I remembered right after lunch, our neighbor went to take Blackie. The dog was unusually subdued. I had the uneasy feeling he understood our conversations about selling him and he knew he was going to the gallows. As our neighbor led him outside the gate, the dog looked at us with dejected eyes. It's not at all accusatory, rather a resigned look that says "I can't believe you just did that."

I have to admit that I pity the dog. I wasn't such a heartless prick. Nor was my father, in fact, who sold Blackie. There was just too much chaos in the house, with five kids and 10 dogs. He didn't need the aggravation caused by Blackie. I'm not making excuses here, just an explanation.

The house was suddenly clothed with a sudden silence, the unmistakable conspiratorial silence that follows after a great transgression. That's that. Blackie's gone.

Or so we thought.

Some 30 minutes later, we heard a commotion from outside the house and so we all went out to investigate. Blackie's escaped! He knew how to open our gate anyway so he went right in and hid under the stack of lumbers at the backyard. Our neighbor was close behind his heels, clutching a 2 x 2 stick.

When Blackie saw us, he emerged from his hiding place dragging the severed rope around his neck, sporting a nasty-looking lump on his forehead the size of Batanes, and licked my father's feet. It broke my father's heart and returned the money to our neighbor.

Blackie had the opportunity to escape and he went home instead. He knew that my father sold him off to be killed and if he had any doubts, the lump on his forehead quelled all that. I've heard and read stories about dogs being intelligent but coming home was just stupid. Home's what brought him to that mess in the first place. Home was his ticket to one-way street. Was it just animal instinct that made him go home? Well, yes and no.

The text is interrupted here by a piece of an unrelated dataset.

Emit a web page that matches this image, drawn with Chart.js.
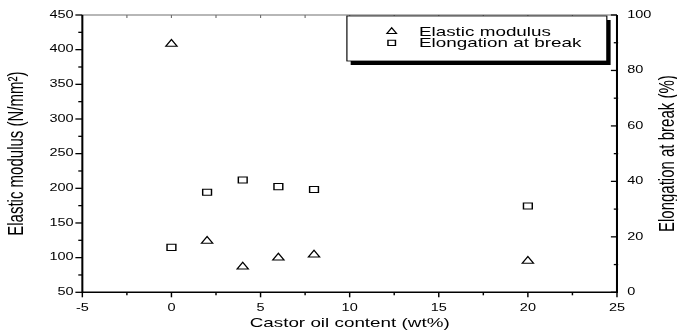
<!DOCTYPE html>
<html>
<head>
<meta charset="utf-8">
<script src="https://cdn.jsdelivr.net/npm/chart.js@4.4.1/dist/chart.umd.min.js"></script>
<style>
  html, body { margin: 0; padding: 0; background: #fff; overflow: hidden; }
  #plot { display: block; }
</style>
</head>
<body>
<canvas id="plot" width="467" height="334" style="width:677px;height:334px"></canvas>
<script>
// Castor oil content (wt%)
const castorOil = [0, 2, 4, 6, 8, 20];
// Elastic modulus (N/mm²), left axis
const elasticModulus = [408, 124, 87, 100, 104, 95];
// Elongation at break (%), right axis
const elongationAtBreak = [16.2, 36.1, 40.5, 38.1, 37.1, 31.1];

const xTicks = [-5, 0, 5, 10, 15, 20, 25];
const modulusTicks = [50, 100, 150, 200, 250, 300, 350, 400, 450];
const elongationTicks = [0, 20, 40, 60, 80, 100];

const seriesNames = ['Elastic modulus', 'Elongation at break'];
const titles = {
  x: 'Castor oil content (wt%)',
  left: 'Elastic modulus (N/mm²)',
  right: 'Elongation at break (%)'
};

// The figure is laid out 467 units wide and drawn stretched across the 677px page.
const PAGE_W = 677, LOGICAL_W = 467, H = 334;
const SX = PAGE_W / LOGICAL_W;
const FONT = "'Liberation Sans', Arial, Helvetica, sans-serif";

const toPoints = (xs, ys) => xs.map((x, i) => ({ x, y: ys[i] }));
const fixedTicks = list => axis => { axis.ticks = list.map(value => ({ value })); };

const minorBetween = list => {
  const out = [];
  for (let i = 0; i < list.length - 1; i++) out.push((list[i] + list[i + 1]) / 2);
  return out;
};

// Axis frame, tick marks, rotated titles and the boxed legend.
const framePlugin = {
  id: 'frame',
  afterDraw(chart) {
    const { ctx, chartArea: a, scales } = chart;
    const sx = scales.x, sy = scales.y, sy2 = scales.y2;
    ctx.save();
    ctx.lineCap = 'butt';

    const line = (x1, y1, x2, y2, w, c) => {
      ctx.beginPath();
      ctx.moveTo(x1, y1);
      ctx.lineTo(x2, y2);
      ctx.lineWidth = w;
      ctx.strokeStyle = c;
      ctx.stroke();
    };

    // top edge (grey) with short inward ticks
    line(a.left, a.top, a.right, a.top, 1, '#707070');
    xTicks.forEach(v => { const p = sx.getPixelForValue(v); line(p, a.top, p, a.top + 3, 0.8, '#707070'); });
    minorBetween(xTicks).forEach(v => { const p = sx.getPixelForValue(v); line(p, a.top, p, a.top + 3, 0.8, '#707070'); });

    // bottom axis, ticks pointing out
    line(a.left, a.bottom, a.right, a.bottom, 1.5, '#000');
    xTicks.forEach(v => { const p = sx.getPixelForValue(v); line(p, a.bottom, p, a.bottom + 5, 1, '#000'); });
    minorBetween(xTicks).forEach(v => { const p = sx.getPixelForValue(v); line(p, a.bottom, p, a.bottom + 3, 1, '#000'); });

    // left axis, ticks pointing out
    line(a.left, a.top, a.left, a.bottom + 0.75, 1.4, '#000');
    modulusTicks.forEach(v => { const p = sy.getPixelForValue(v); line(a.left - 4.8, p, a.left, p, 1.3, '#000'); });
    minorBetween(modulusTicks).forEach(v => { const p = sy.getPixelForValue(v); line(a.left - 2.8, p, a.left, p, 1.3, '#000'); });

    // right axis, ticks pointing in
    line(a.right, a.top, a.right, a.bottom + 0.75, 1.4, '#000');
    elongationTicks.forEach(v => { const p = sy2.getPixelForValue(v); line(a.right - 4.2, p, a.right, p, 1.3, '#000'); });
    minorBetween(elongationTicks).forEach(v => { const p = sy2.getPixelForValue(v); line(a.right - 2.2, p, a.right + 0.8, p, 1.3, '#000'); });

    // vertical titles, both reading bottom to top
    const midY = (a.top + a.bottom) / 2;
    ctx.fillStyle = '#000';
    ctx.font = '15px ' + FONT;
    ctx.textAlign = 'center';
    ctx.textBaseline = 'middle';
    [[11.5, titles.left], [460.8, titles.right]].forEach(([x, text]) => {
      ctx.save();
      ctx.translate(x, midY);
      ctx.rotate(-Math.PI / 2);
      ctx.fillText(text, 0, 0);
      ctx.restore();
    });

    // legend box with a drop shadow
    const box = { l: 239.3, t: 16, r: 418.6, b: 61 };
    ctx.fillStyle = '#000';
    ctx.fillRect(box.l + 2.6, box.t + 4, box.r - box.l, box.b - box.t);
    ctx.fillStyle = '#fff';
    ctx.fillRect(box.l, box.t, box.r - box.l, box.b - box.t);
    ctx.lineWidth = 0.8;
    ctx.strokeStyle = '#000';
    ctx.strokeRect(box.l, box.t, box.r - box.l, box.b - box.t);

    const rows = [31.5, 42.8];
    chart.data.datasets.forEach((ds, i) => {
      ctx.fillStyle = 'rgba(0,0,0,0)';
      ctx.strokeStyle = ds.pointBorderColor;
      ctx.lineWidth = ds.pointBorderWidth;
      Chart.helpers.drawPoint(ctx, {
        pointStyle: ds.pointStyle,
        rotation: 0,
        radius: ds.pointRadius * 0.85,
        borderWidth: ds.pointBorderWidth
      }, 270.2, rows[i]);
      ctx.fillStyle = '#000';
      ctx.font = '13px ' + FONT;
      ctx.textAlign = 'left';
      ctx.textBaseline = 'middle';
      ctx.fillText(ds.label, 289, rows[i] + 0.5);
    });

    ctx.restore();
  }
};

const tickFont = { family: FONT, size: 10 };

const canvas = document.getElementById('plot');
const chart = new Chart(canvas, {
  type: 'scatter',
  data: {
    datasets: [
      {
        label: seriesNames[0],
        data: toPoints(castorOil, elasticModulus),
        yAxisID: 'y',
        pointStyle: 'triangle',
        pointRadius: 4.5,
        pointBorderWidth: 1,
        pointBorderColor: '#000',
        pointBackgroundColor: 'rgba(255,255,255,0)',
        showLine: false
      },
      {
        label: seriesNames[1],
        data: toPoints(castorOil, elongationAtBreak),
        yAxisID: 'y2',
        pointStyle: 'rect',
        pointRadius: 4.3,
        pointBorderWidth: 1,
        pointBorderColor: '#000',
        pointBackgroundColor: 'rgba(255,255,255,0)',
        showLine: false
      }
    ]
  },
  options: {
    responsive: false,
    animation: false,
    devicePixelRatio: 1,
    events: [],
    layout: { padding: { top: 15, left: 0, right: 0, bottom: 0 } },
    plugins: { legend: { display: false }, tooltip: { enabled: false } },
    scales: {
      x: {
        type: 'linear',
        position: 'bottom',
        min: xTicks[0],
        max: xTicks[xTicks.length - 1],
        afterBuildTicks: fixedTicks(xTicks),
        afterFit: axis => { axis.height = 41.7; },
        grid: { display: false, drawTicks: false },
        border: { display: false },
        ticks: { color: '#000', font: tickFont, padding: 9.5, maxRotation: 0 },
        title: {
          display: true,
          text: titles.x,
          color: '#000',
          font: { family: FONT, size: 13 },
          padding: { top: 0, bottom: 2.5 }
        }
      },
      y: {
        type: 'linear',
        position: 'left',
        min: modulusTicks[0],
        max: modulusTicks[modulusTicks.length - 1],
        afterBuildTicks: fixedTicks(modulusTicks),
        afterFit: axis => { axis.width = 56.8; },
        grid: { display: false, drawTicks: false },
        border: { display: false },
        ticks: { color: '#000', font: tickFont, padding: 6 }
      },
      y2: {
        type: 'linear',
        position: 'right',
        min: elongationTicks[0],
        max: elongationTicks[elongationTicks.length - 1],
        afterBuildTicks: fixedTicks(elongationTicks),
        afterFit: axis => { axis.width = LOGICAL_W - 425.6; },
        grid: { display: false, drawTicks: false },
        border: { display: false },
        ticks: { color: '#000', font: tickFont, padding: 7 }
      }
    }
  },
  plugins: [framePlugin]
});

// Give the canvas a full-width backing store and redraw through a horizontal stretch.
canvas.width = PAGE_W;
canvas.height = H;
const ctx2d = canvas.getContext('2d');
ctx2d.setTransform(SX, 0, 0, 1, 0, 0);
chart.draw();
</script>
</body>
</html>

I should probably tell here that after licking my father's feet, Blackie proceeded to lick all of our feet. Each of our damn, stinky feet. When I looked down to see him groveling at my feet, I understood why my father had to return that money. It's not the kiss. It's the look.

You see, when I look into Blackie's eyes, I saw nothing but forgiveness. That was what my father saw. That was what broke his heart.

Blackie lived on with us for many years until he died of old age. He remained as boisterous, brassy, loud-mouthed, and frenzied as before. He did become the Alpha Dog and not a single day pass by without him reminding us about this fact by being a major pain in the ass.